When I sat down to express what was on my mind, this isn’t exactly where I had planned on going, but this is where the words took me. Sometimes that just happens…I guess that just means I have more words for next time.
Mark Twain wrote, “Age is an issue of mind over matter. If you don’t mind, it doesn’t matter.” I guess the key is to actually not mind that the matter of age is changing, and to also know that perspective is the key to controlling any matter—including age.
The topic of age arises constantly around me. “How long have you been teaching?” “When did you get married?” “How old are your kids?” “What year did you graduate?” “How long until your 40th birthday?” As I field these questions, I find myself referencing the “grown ups” as if I don’t belong to their club—to be honest, may days I wonder if I’ve learned their secret handshake. As my friends and I pass through some bigger decade markers, we talk about “getting old”, and if we feel as “grown up” as we should. Our discussions center around how our perspectives have changed (should we learn the secret handshake or make our own?), and it’s hard to know the perfect answer as we maneuver this tricky parenting gig. As parents, it seems like we should just know more.
Perspective is really the definition of age, isn’t it? And perhaps, perspective is really the art of knowing more. As children, every year promised new adventures and privaleges–be that double digits, sweet sixteen, or the legal age of accountability. As we obtained each one of those milestones, the mysteries behind them seemed to fade and tarnish. As young adults, every year brought hope that we would find those necessary experiences to finish school, add to resumes, and finally secure those first jobs. Yearly milestones began to slip into decades–decades that began to mark the time, and cause our mind to decide whether that extra time under our belt mattered.

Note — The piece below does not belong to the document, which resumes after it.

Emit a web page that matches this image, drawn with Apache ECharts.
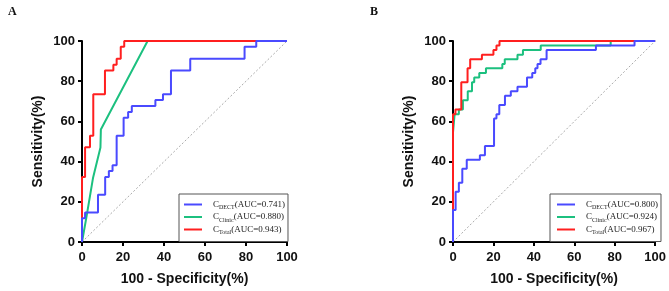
<!DOCTYPE html>
<html>
<head>
<meta charset="utf-8">
<script src="https://cdn.jsdelivr.net/npm/echarts@6/dist/echarts.min.js"></script>
<style>
  html, body { margin: 0; padding: 0; background: #fff; }
  #chart { width: 669px; height: 291px; }
</style>
</head>
<body>
<div id="chart"></div>
<script>
// ROC points, 100 - specificity (%) vs sensitivity (%)
// panel A
const fprA_DECT = [0, 0, 1.5, 7.8, 11.3, 13.1, 14.9, 16.9, 20.3, 22.5, 24.3, 35.8, 39.5, 43.4, 52.8, 79.3, 85, 100]
const tprA_DECT = [0, 11.8, 14.7, 23.5, 32.4, 35.3, 38.2, 52.9, 61.8, 64.7, 67.6, 70.6, 73.5, 85.3, 91.2, 97.1, 100, 100]
const fprA_Clinic = [0, 2.1, 5.4, 9, 9.2, 32, 100]
const tprA_Clinic = [0, 12, 32, 47, 56, 100, 100]
const fprA_Total = [0, 0, 1.5, 3.9, 5.5, 11.2, 15.3, 16.9, 18.9, 20.6, 100]
const tprA_Total = [0, 32.4, 47.1, 52.9, 73.5, 85.3, 88.2, 91.2, 97.1, 100, 100]
// panel B
const fprB_DECT = [0, 0, 1.3, 2.9, 4.6, 6.8, 13.3, 15.8, 20.3, 21.5, 22.9, 25.7, 28.6, 31.9, 36.6, 39.2, 40.7, 41.8, 43.3, 46.3, 70.7, 89.8, 100]
const tprB_DECT = [0, 15.9, 25, 29.5, 36.4, 40.9, 43.2, 47.7, 61.4, 63.6, 68.2, 72.7, 75, 77.3, 81.8, 84.1, 86.4, 88.6, 90.9, 95.5, 97.7, 100, 100]
const fprB_Clinic = [0, 0, 0.8, 2.9, 4.9, 7.3, 9.4, 10.5, 13, 16.3, 24.4, 25.6, 31.9, 34.6, 43.4, 78, 100]
const tprB_Clinic = [0, 54.5, 63.6, 65.9, 70.5, 75, 79.5, 81.8, 84.1, 86.4, 88.6, 90.9, 93.2, 95.5, 97.7, 100, 100]
const fprB_Total = [0, 0, 1.2, 4.1, 7.2, 8.5, 14.3, 20, 21.5, 23, 100]
const tprB_Total = [0, 63.6, 65.9, 79.5, 86.4, 90.9, 93.2, 95.5, 97.7, 100, 100]

const aucA = { DECT: '0.741', Clinic: '0.880', Total: '0.943' }
const aucB = { DECT: '0.800', Clinic: '0.924', Total: '0.967' }
const models = ['DECT', 'Clinic', 'Total']
const colors = { DECT: '#4a4aff', Clinic: '#1cc07f', Total: '#ff1f1f' }

const pairs = (xs, ys) => xs.map((x, i) => [x, ys[i]])

const chart = echarts.init(document.getElementById('chart'))

const sans = 'Liberation Sans, Arial, sans-serif'
const serif = 'Liberation Serif, Times New Roman, serif'

function xAxis(gridIndex) {
  return {
    type: 'value', gridIndex, min: 0, max: 100, interval: 20,
    name: '100 - Specificity(%)', nameLocation: 'middle', nameGap: 30,
    nameTextStyle: { fontFamily: sans, fontWeight: 'bold', fontSize: 14, color: '#111' },
    axisLine: { show: true, lineStyle: { color: '#000', width: 2 } },
    axisTick: { show: true, length: 4, lineStyle: { color: '#000', width: 2 } },
    axisLabel: { fontFamily: sans, fontWeight: 'bold', fontSize: 13, color: '#111', margin: 9 },
    splitLine: { show: false },
  }
}

function yAxis(gridIndex) {
  return {
    type: 'value', gridIndex, min: 0, max: 100, interval: 20,
    name: 'Sensitivity(%)', nameLocation: 'middle', nameGap: 37,
    nameTextStyle: { fontFamily: sans, fontWeight: 'bold', fontSize: 14, color: '#111' },
    axisLine: { show: true, lineStyle: { color: '#000', width: 2 } },
    axisTick: { show: true, length: 4, lineStyle: { color: '#000', width: 2 } },
    axisLabel: { fontFamily: sans, fontWeight: 'bold', fontSize: 13, color: '#111', margin: 7 },
    splitLine: { show: false },
  }
}

function legend(panel, left, auc, padLeft) {
  return {
    orient: 'vertical', left, top: 194,
    data: models.map(m => panel + '_' + m),
    icon: 'rect', itemWidth: 18, itemHeight: 2, itemGap: 2,
    borderColor: '#555', borderWidth: 1, borderRadius: 0,
    padding: [6, 3, 6, padLeft],
    backgroundColor: '#fff',
    selectedMode: false,
    formatter: name => {
      const m = name.split('_')[1]
      return `{m|C}{s|${m}}{m|(AUC=${auc[m]})}`
    },
    textStyle: {
      padding: [0, 0, 0, 6],
      rich: {
        m: { fontFamily: serif, fontSize: 9, color: '#222', lineHeight: 12 },
        s: { fontFamily: serif, fontSize: 6, color: '#222', verticalAlign: 'bottom', lineHeight: 12, padding: [3, 0, 0, 0] },
      },
    },
  }
}

function rocSeries(panel, xi, m, xs, ys, step) {
  return {
    name: panel + '_' + m, type: 'line',
    xAxisIndex: xi, yAxisIndex: xi,
    data: pairs(xs, ys),
    step: step ? 'end' : false,
    symbol: 'none', silent: true,
    lineStyle: { color: colors[m], width: 2 },
    itemStyle: { color: colors[m] },
  }
}

function diagonal(xi) {
  return {
    type: 'line', xAxisIndex: xi, yAxisIndex: xi,
    data: [[0, 0], [100, 100]], symbol: 'none', silent: true,
    lineStyle: { color: '#aaa', width: 1, type: [2, 2] },
  }
}

chart.setOption({
  animation: false,
  title: [
    { text: 'A', left: 3, top: 1, textStyle: { fontFamily: serif, fontWeight: 'bold', fontSize: 12, color: '#111' } },
    { text: 'B', left: 365, top: 1, textStyle: { fontFamily: serif, fontWeight: 'bold', fontSize: 12, color: '#111' } },
  ],
  grid: [
    { left: 82, top: 41, width: 205, height: 205 },
    { left: 453, top: 41, width: 205, height: 205 },
  ],
  xAxis: [xAxis(0), xAxis(1)],
  yAxis: [yAxis(0), yAxis(1)],
  legend: [legend('A', 179, aucA, 5), legend('B', 550, aucB, 7)],
  series: [
    diagonal(0),
    rocSeries('A', 0, 'Clinic', fprA_Clinic, tprA_Clinic, false),
    rocSeries('A', 0, 'Total', fprA_Total, tprA_Total, true),
    rocSeries('A', 0, 'DECT', fprA_DECT, tprA_DECT, true),
    diagonal(1),
    rocSeries('B', 1, 'Clinic', fprB_Clinic, tprB_Clinic, true),
    rocSeries('B', 1, 'Total', fprB_Total, tprB_Total, true),
    rocSeries('B', 1, 'DECT', fprB_DECT, tprB_DECT, true),
  ],
})

window.addEventListener('resize', () => chart.resize())
</script>
</body>
</html>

My perspective changed when I became a Mom, and I began marking my children’s milestones in reference to my own. Walking each of my children to their first day of school, I remembered my first day. I remembered the worry, the excitement, and the unknown. I didn’t have to try very hard to literally feel all those things again—a gift and a curse. When they lose a tooth, I think of my own yellow, lacy tooth fairy pillow. Every Christmas morning as I watch the surprise on their faces, I think of how I snuck out of my room in the middle of the night to see the treasures Santa left. When they hurt themselves, I have a vast array of memories to call upon to feel their same pain, and can always give them tips on stitches, crutches, casts, splints, and plain ace bandages. Even the smell of sunscreen in the summer takes me back to year after year of sunburns—but more than the sunburns, I think of the fun I had with my family splashing in pools or digging at the beach. While the decades keep marking My time, I feel myself spending that time invested in those first Milestones again—but from my children’s perspective, and that time matters more to me than any time at all.